[llvm] [LoopInterchange] Consider forward/backward dependency in vectorize heuristic (PR #133672)

Tue Jul 29 09:21:51 PDT 2025

================
@@ -1334,21 +1405,34 @@ LoopInterchangeProfitability::isProfitablePerInstrOrderCost() {
 static bool canVectorize(const CharMatrix &DepMatrix, unsigned LoopId) {
   for (const auto &Dep : DepMatrix) {
     char Dir = Dep[LoopId];
-    if (Dir != 'I' && Dir != '=')
-      return false;
+    char DepType = Dep.back();
+    assert((DepType == '<' || DepType == '*') &&
+           "Unexpected element in dependency vector");
+
+    // There are no loop-carried dependencies.
+    if (Dir == '=' || Dir == 'I')
+      continue;
+
+    // DepType being '<' means that this direction vector represents a forward
+    // dependency. In principle, a loop with '<' direction can be vectorized in
+    // this case.
+    if (Dir == '<' && DepType == '<')
+      continue;
+
+    // We cannot prove that the loop is vectorizable.
+    return false;
   }
   return true;
 }
 
 std::optional<bool> LoopInterchangeProfitability::isProfitableForVectorization(
     unsigned InnerLoopId, unsigned OuterLoopId, CharMatrix &DepMatrix) {
-  // If the outer loop is not loop independent it is not profitable to move
-  // this to inner position, since doing so would not enable inner loop
-  // parallelism.
+  // If the outer loop cannot be vectorized, it is not profitable to move this
+  // to inner position.
   if (!canVectorize(DepMatrix, OuterLoopId))
     return false;
 
-  // If inner loop has dependence and outer loop is loop independent then it is
+  // If inner loop cannot be vectorized and outer loop can be then it is
----------------
kasuga-fj wrote:

Ultimately, I think the root problem is that each pass has its own cost model, and employing some kind of general representation seems one way to address it. I was hoping that VPlan might offer a solution, but it seems that’s not the case... Thanks for the explanation!
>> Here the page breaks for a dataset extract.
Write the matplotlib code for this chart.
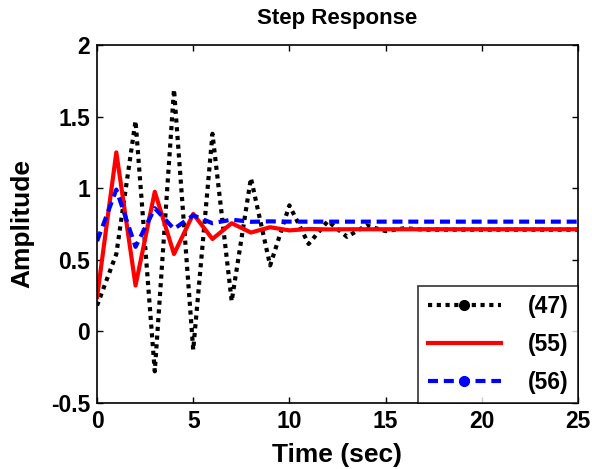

> Because of this I would not bother trying apply another pass' analysis on speculative changes. #146383 does not, but it gets complex quickly.

(I'm not sure why you bring up #146383, just a typo?) Anyway, I'm not planning to tweak this vectorization heuristic any further for now. I don't have any good ideas, and from what I've tried, prioritizing the cache profitability over the vectorization one tended to produce better results. Rather than moving the outer loop to the innermost position at the cost of memory locality, it seemed more reasonable to leave things as they are and rely on UnrollAndJam and SLPVectorizer to handle outer-loop vectorization.

https://github.com/llvm/llvm-project/pull/133672